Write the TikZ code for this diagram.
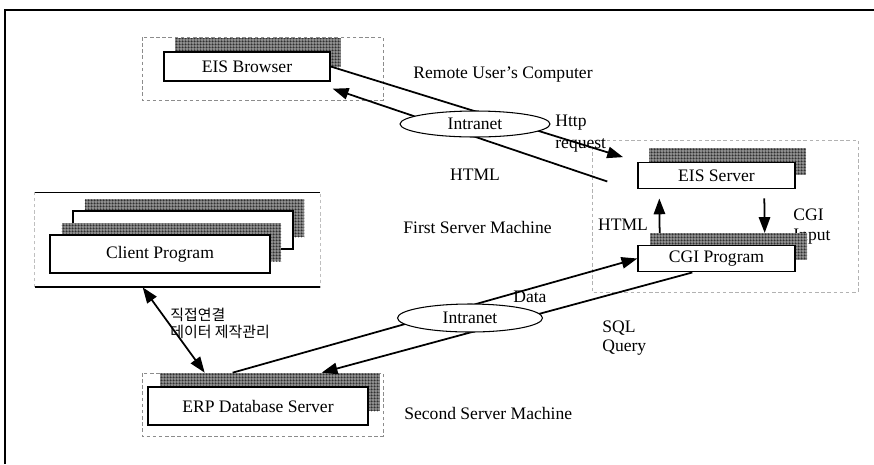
\documentclass[tikz,border=0pt]{standalone}
\usepackage{fontspec}
\setmainfont{Liberation Serif}
\newfontfamily\kofont{Noto Sans CJK KR}
\usetikzlibrary{arrows.meta,shapes.geometric,patterns.meta}

\tikzdeclarepattern{
  name=finegrid,
  type=uncolored,
  bounding box={(0pt,0pt) and (1.8pt,1.8pt)},
  tile size={(1.8pt,1.8pt)},
  code={
    \draw[line width=0.6pt] (0pt,0pt) -- (1.8pt,0pt) (0pt,0pt) -- (0pt,1.8pt);
  }
}

\begin{document}
\begin{tikzpicture}[
    x=0.02cm, y=-0.02cm,
    box/.style={draw, fill=white, line width=0.8pt, inner sep=0pt, font=\fontsize{10}{12}\selectfont},
    hatchbox/.style={preaction={fill=black!45}, pattern=finegrid, pattern color=black, inner sep=0pt},
    bsize/.style={minimum width=3.32cm, minimum height=0.58cm},
    ssize/.style={minimum width=3.14cm, minimum height=0.53cm},
    csize/.style={minimum width=4.4cm, minimum height=0.76cm},
    grpline/.style={draw=black!45, dash pattern=on 2pt off 1.5pt, line width=0.5pt},
    arrow/.style={-{Triangle[length=9pt,width=6.5pt]}, line width=1pt},
    twoway/.style={{Triangle[length=9pt,width=6.5pt]}-{Triangle[length=9pt,width=6.5pt]}, line width=1pt},
    net/.style={ellipse, draw, fill=white, line width=0.6pt, inner sep=0pt, font=\fontsize{10}{12}\selectfont},
    txt/.style={inner sep=0pt, font=\fontsize{10}{12}\selectfont},
    kotxt/.style={inner sep=0pt, align=left, font=\kofont\fontsize{8.5}{10}\selectfont}
]
\useasboundingbox (0,0) rectangle (874,464);

% outer frame
\draw[line width=0.8pt] (5,464) -- (5,10) -- (874,10);

% remote user's computer
\draw[grpline] (142,37) rectangle (383,100);
\node[hatchbox, bsize] (browsershade) at (258,52.5) {};
\node[box, bsize] (browser) at (247,66.5) {EIS Browser};
\node[txt, anchor=west] (remote) at (413,75) {Remote User's Computer};

% first server machine
\draw[grpline, draw=black!30] (592,140) rectangle (858,292);
\node[hatchbox, ssize] (eisshade) at (727.5,161.5) {};
\node[box, ssize] (eis) at (716.5,175.5) {EIS Server};
\node[txt, anchor=west] (cgiin1) at (793,215) {CGI};
\node[txt, anchor=west] (cgiin2) at (793,237) {Input};
\node[hatchbox, ssize] (cgishade) at (728.5,246.5) {};
\node[box, ssize] (cgi) at (716.5,258.5) {CGI Program};
\node[txt] (htmlup) at (623,225) {HTML};
\node[txt, anchor=west] (first) at (403,227) {First Server Machine};

% client programs
\node[minimum width=5.7cm, minimum height=1.88cm, inner sep=0pt] (clientarea) at (177.5,240) {};
\draw[grpline, draw=black!25] (clientarea.south west) rectangle (clientarea.north east);
\draw[line width=0.6pt] (clientarea.north west) -- (clientarea.north east);
\draw[line width=1pt] (clientarea.south west) -- (clientarea.south east);
\node[hatchbox, csize] (clientshadeb) at (194.5,218) {};
\node[box, csize] (clientback) at (183,230) {};
\node[hatchbox, csize] (clientshadea) at (171.5,242) {};
\node[box, csize] (client) at (160,254) {Client Program};

% second server machine
\draw[grpline] (142,373) rectangle (383,436);
\node[hatchbox, csize] (erpshade) at (270,392) {};
\node[box, csize] (erp) at (258,406) {ERP Database Server};
\node[txt, anchor=west] (second) at (404,413) {Second Server Machine};

% labels
\node[txt, anchor=west] (http1) at (555,123) {Http};
\node[txt, anchor=west] (http2) at (555,145) {request};
\node[txt] (htmlmid) at (475,175) {HTML};
\node[txt, anchor=west] (data) at (513,297) {Data};
\node[txt, anchor=west] (sql1) at (602,328) {SQL};
\node[txt, anchor=west] (sql2) at (602,348) {Query};
\node[kotxt, anchor=west] (direct) at (170,323.5) {직접연결\\데이터 제작관리};

% connectors
\draw[arrow, shorten >=8.5pt] (browser.east) -- (eis.north west);
\draw[arrow] ([shift={(-30,6)}]eis.west) -- ([shift={(2,7)}]browser.south east);
\draw[arrow] ([shift={(10,0)}]cgishade.north west) -- ([shift={(22,9)}]eis.south west);
\draw[arrow] ([shift={(127,9)}]eis.south west) -- ([shift={(115,0)}]cgishade.north west);
\draw[arrow] ([shift={(73,0)}]erpshade.north west) -- (cgi.west);
\draw[arrow] ([shift={(55,0)}]cgi.south west) -- ([shift={(162,0)}]erpshade.north west);
\draw[twoway] ([shift={(108,0)}]clientarea.south west) -- ([shift={(45,0)}]erpshade.north west);

% intranets
\node[net, minimum width=3cm, minimum height=0.52cm] (net1) at (475,124) {Intranet};
\node[net, minimum width=2.9cm, minimum height=0.56cm] (net2) at (470,318) {Intranet};
\end{tikzpicture}
\end{document}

■ ■ ■ ■

### Stated task:
The data above should be repeated exactly, minus any pictures.

### Solved exercise:
Write the TikZ code for this diagram.
\documentclass[tikz,border=0pt]{standalone}
\usepackage{fontspec}
\setmainfont{Liberation Serif}
\newfontfamily\kofont{Noto Sans CJK KR}
\usetikzlibrary{arrows.meta,shapes.geometric,patterns.meta}

\tikzdeclarepattern{
  name=finegrid,
  type=uncolored,
  bounding box={(0pt,0pt) and (1.8pt,1.8pt)},
  tile size={(1.8pt,1.8pt)},
  code={
    \draw[line width=0.6pt] (0pt,0pt) -- (1.8pt,0pt) (0pt,0pt) -- (0pt,1.8pt);
  }
}

\begin{document}
\begin{tikzpicture}[
    x=0.02cm, y=-0.02cm,
    box/.style={draw, fill=white, line width=0.8pt, inner sep=0pt, font=\fontsize{10}{12}\selectfont},
    hatchbox/.style={preaction={fill=black!45}, pattern=finegrid, pattern color=black, inner sep=0pt},
    bsize/.style={minimum width=3.32cm, minimum height=0.58cm},
    ssize/.style={minimum width=3.14cm, minimum height=0.53cm},
    csize/.style={minimum width=4.4cm, minimum height=0.76cm},
    grpline/.style={draw=black!45, dash pattern=on 2pt off 1.5pt, line width=0.5pt},
    arrow/.style={-{Triangle[length=9pt,width=6.5pt]}, line width=1pt},
    twoway/.style={{Triangle[length=9pt,width=6.5pt]}-{Triangle[length=9pt,width=6.5pt]}, line width=1pt},
    net/.style={ellipse, draw, fill=white, line width=0.6pt, inner sep=0pt, font=\fontsize{10}{12}\selectfont},
    txt/.style={inner sep=0pt, font=\fontsize{10}{12}\selectfont},
    kotxt/.style={inner sep=0pt, align=left, font=\kofont\fontsize{8.5}{10}\selectfont}
]
\useasboundingbox (0,0) rectangle (874,464);

% outer frame
\draw[line width=0.8pt] (5,464) -- (5,10) -- (874,10);

% remote user's computer
\draw[grpline] (142,37) rectangle (383,100);
\node[hatchbox, bsize] (browsershade) at (258,52.5) {};
\node[box, bsize] (browser) at (247,66.5) {EIS Browser};
\node[txt, anchor=west] (remote) at (413,75) {Remote User's Computer};

% first server machine
\draw[grpline, draw=black!30] (592,140) rectangle (858,292);
\node[hatchbox, ssize] (eisshade) at (727.5,161.5) {};
\node[box, ssize] (eis) at (716.5,175.5) {EIS Server};
\node[txt, anchor=west] (cgiin1) at (793,215) {CGI};
\node[txt, anchor=west] (cgiin2) at (793,237) {Input};
\node[hatchbox, ssize] (cgishade) at (728.5,246.5) {};
\node[box, ssize] (cgi) at (716.5,258.5) {CGI Program};
\node[txt] (htmlup) at (623,225) {HTML};
\node[txt, anchor=west] (first) at (403,227) {First Server Machine};

% client programs
\node[minimum width=5.7cm, minimum height=1.88cm, inner sep=0pt] (clientarea) at (177.5,240) {};
\draw[grpline, draw=black!25] (clientarea.south west) rectangle (clientarea.north east);
\draw[line width=0.6pt] (clientarea.north west) -- (clientarea.north east);
\draw[line width=1pt] (clientarea.south west) -- (clientarea.south east);
\node[hatchbox, csize] (clientshadeb) at (194.5,218) {};
\node[box, csize] (clientback) at (183,230) {};
\node[hatchbox, csize] (clientshadea) at (171.5,242) {};
\node[box, csize] (client) at (160,254) {Client Program};

% second server machine
\draw[grpline] (142,373) rectangle (383,436);
\node[hatchbox, csize] (erpshade) at (270,392) {};
\node[box, csize] (erp) at (258,406) {ERP Database Server};
\node[txt, anchor=west] (second) at (404,413) {Second Server Machine};

% labels
\node[txt, anchor=west] (http1) at (555,123) {Http};
\node[txt, anchor=west] (http2) at (555,145) {request};
\node[txt] (htmlmid) at (475,175) {HTML};
\node[txt, anchor=west] (data) at (513,297) {Data};
\node[txt, anchor=west] (sql1) at (602,328) {SQL};
\node[txt, anchor=west] (sql2) at (602,348) {Query};
\node[kotxt, anchor=west] (direct) at (170,323.5) {직접연결\\데이터 제작관리};

% connectors
\draw[arrow, shorten >=8.5pt] (browser.east) -- (eis.north west);
\draw[arrow] ([shift={(-30,6)}]eis.west) -- ([shift={(2,7)}]browser.south east);
\draw[arrow] ([shift={(10,0)}]cgishade.north west) -- ([shift={(22,9)}]eis.south west);
\draw[arrow] ([shift={(127,9)}]eis.south west) -- ([shift={(115,0)}]cgishade.north west);
\draw[arrow] ([shift={(73,0)}]erpshade.north west) -- (cgi.west);
\draw[arrow] ([shift={(55,0)}]cgi.south west) -- ([shift={(162,0)}]erpshade.north west);
\draw[twoway] ([shift={(108,0)}]clientarea.south west) -- ([shift={(45,0)}]erpshade.north west);

% intranets
\node[net, minimum width=3cm, minimum height=0.52cm] (net1) at (475,124) {Intranet};
\node[net, minimum width=2.9cm, minimum height=0.56cm] (net2) at (470,318) {Intranet};
\end{tikzpicture}
\end{document}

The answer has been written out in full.